Korruptionsvorwurf gegen Sanader Kroatiens Ex-Premier verhaftet
10.12.2010, 18:55 UhrDer frühere kroatische Regierungschef Sanader flieht wegen Korruptionsermittlungen gegen ihn außer Landes, wird aber nun in Österreich festgenommen. Das Land strebt einen EU-Beitritt im Jahr 2012 an, muss aber als Auflage den Kampf gegen die Korruption verstärken.
Der wegen Korruption mit einem internationalen Haftbefehl gesuchte ehemalige kroatische Regierungschef Ivo Sanader ist in Österreich festgenommen worden. Er sei in der Nähe von Salzburg festgesetzt worden, sagte der Sprecher des Innenministeriums in Wien, Michael Girardi. Der 57-Jährige sei ins Landgericht der Stadt Salzburg gebracht worden. Das kroatische Innenministerium bestätigte die Angaben. Sobald eine schriftliche Bestätigung der Festnahme eingegangen sei, werde das Justizministerium des Landes eine Auslieferung beantragen.
Sanader, der 2009 nach sechs Jahren an der Spitze der Regierung ohne Angaben von Gründen zurückgetreten war, soll für mehrere groß angelegte Korruptionsfälle verantwortlich sein. Er bestreitet die Vorwürfe und spricht von einer politischen Kampagne gegen ihn. Das Parlament in Zagreb hatte am Vortag die Immunität des Abgeordneten Sanader aufgehoben. Ein Gericht hatte gegen den früheren Spitzenpolitiker eine 30-tägige Untersuchungshaft angeordnet. Wenige Stunden zuvor war Sanader nach Slowenien und dann später nach Österreich ausgereist.
Kampf gegen Korruption verschärft
In Österreich erwartet Sanader jetzt ein Auslieferungsverfahren.
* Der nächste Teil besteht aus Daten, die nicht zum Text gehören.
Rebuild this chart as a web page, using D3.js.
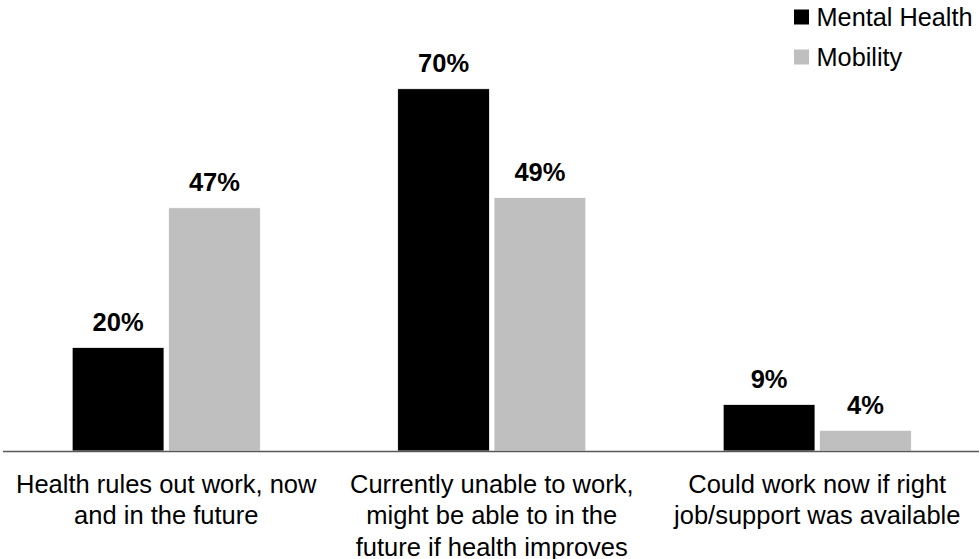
<!DOCTYPE html>
<html>
<head>
<meta charset="utf-8">
<script src="https://cdn.jsdelivr.net/npm/d3@7"></script>
<style>
  html, body { margin: 0; padding: 0; background: #ffffff; }
  svg { display: block; font-family: "Liberation Sans", Arial, Helvetica, sans-serif; }
</style>
</head>
<body>
<svg id="chart" width="980" height="559"></svg>
<script>
// Survey responses by condition type
const categories = [
  "Health rules out work, now|and in the future",
  "Currently unable to work,|might be able to in the|future if health improves",
  "Could work now if right|job/support was available"
];
const seriesNames = ["Mental Health", "Mobility"];
const mentalHealth = [0.20, 0.70, 0.09];
const mobility = [0.47, 0.49, 0.04];
const seriesColors = ["#000000", "#bfbfbf"];

const rows = categories.map((c, i) => ({
  category: c,
  values: [
    { series: seriesNames[0], value: mentalHealth[i] },
    { series: seriesNames[1], value: mobility[i] }
  ]
}));

const svg = d3.select("#chart");
const baseline = 451;

const x0 = d3.scaleBand()
  .domain(categories)
  .range([3.5, 980])
  .paddingInner(0.422)
  .paddingOuter(0.211);

const x1 = d3.scaleBand()
  .domain(seriesNames)
  .range([0, x0.bandwidth()])
  .paddingInner(0.047);

const y = d3.scaleLinear()
  .domain([0, 0.8])
  .range([baseline, 37]);

const color = d3.scaleOrdinal().domain(seriesNames).range(seriesColors);
const pct = d3.format(".0%");

// Bars
const groups = svg.append("g").selectAll("g")
  .data(rows)
  .join("g")
  .attr("transform", d => `translate(${x0(d.category)},0)`);

groups.selectAll("rect")
  .data(d => d.values)
  .join("rect")
  .attr("x", d => x1(d.series))
  .attr("y", d => y(d.value))
  .attr("width", x1.bandwidth())
  .attr("height", d => y(0) - y(d.value))
  .attr("fill", d => color(d.series))
  .attr("stroke", "#ffffff")
  .attr("stroke-width", 0.75);

// Value labels
groups.selectAll("text.val")
  .data(d => d.values)
  .join("text")
  .attr("class", "val")
  .attr("x", d => x1(d.series) + x1.bandwidth() / 2)
  .attr("y", d => y(d.value) - 16.5)
  .attr("text-anchor", "middle")
  .attr("font-size", 25.5)
  .attr("font-weight", "bold")
  .attr("fill", "#000000")
  .text(d => pct(d.value));

// Category axis
const xAxis = d3.axisBottom(x0).tickSize(0).tickFormat("");
const axisG = svg.append("g")
  .attr("transform", `translate(0,${baseline})`)
  .call(xAxis);
axisG.select(".domain")
  .attr("d", `M3,0.5H979`)
  .attr("stroke", "#595959")
  .attr("stroke-width", 1.3);

// Multi-line category labels
const catLabels = svg.append("g").selectAll("text")
  .data(categories)
  .join("text")
  .attr("x", d => x0(d) + x0.bandwidth() / 2)
  .attr("y", 492.5)
  .attr("text-anchor", "middle")
  .attr("font-size", 25.5)
  .attr("fill", "#000000");

catLabels.selectAll("tspan")
  .data(d => d.split("|"))
  .join("tspan")
  .attr("x", function () { return d3.select(this.parentNode).attr("x"); })
  .attr("dy", (d, i) => i === 0 ? 0 : 31.5)
  .text(d => d);

// Legend
const legend = svg.append("g").selectAll("g")
  .data(seriesNames)
  .join("g")
  .attr("transform", (d, i) => `translate(794,${9.5 + i * 40})`);

legend.append("rect")
  .attr("width", 15)
  .attr("height", 15)
  .attr("fill", d => color(d));

legend.append("text")
  .attr("x", 22.5)
  .attr("y", 16.5)
  .attr("font-size", 25.3)
  .attr("fill", "#000000")
  .text(d => d);
</script>
</body>
</html>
Das könnte erschwert werden durch eine mögliche österreichische Staatsbürgerschaft. Die kroatischen Medien spekulierten, Sanader besitze einen österreichischen Pass, den er während seines Studiums in Innsbruck Ende der 80er Jahre erhalten habe. Der ehemals starke Mann der kroatischen Politik hat enge Verbindungen zu zahlreichen österreichischen Spitzenpolitikern.
Die U-Haft gegen Sanader war von den Medien in Kroatien einhellig begrüßt worden. "Sanader stand allem Anschein nach an der Spitze einer verbrecherischen Organisation", schrieb die Zeitung "Jutarnji list" in Zagreb. "Der große Europäer ist in Wirklichkeit nur ein rücksichtsloser Barbar", kommentierte "Vecernji list". "Ein Feigling stand an der Spitze unserer Regierung", titelte "24sata" mit Blick auf die Flucht des Politikers.
Die Regierung in Zagreb hatte ihren Kampf gegen Korruption zuletzt verstärkt. Das Land strebt einen EU-Beitritt im Jahr 2012 an. Die Erfolge der Behörden gegen Korruption werden von der Europäischen Union daher genau verfolgt.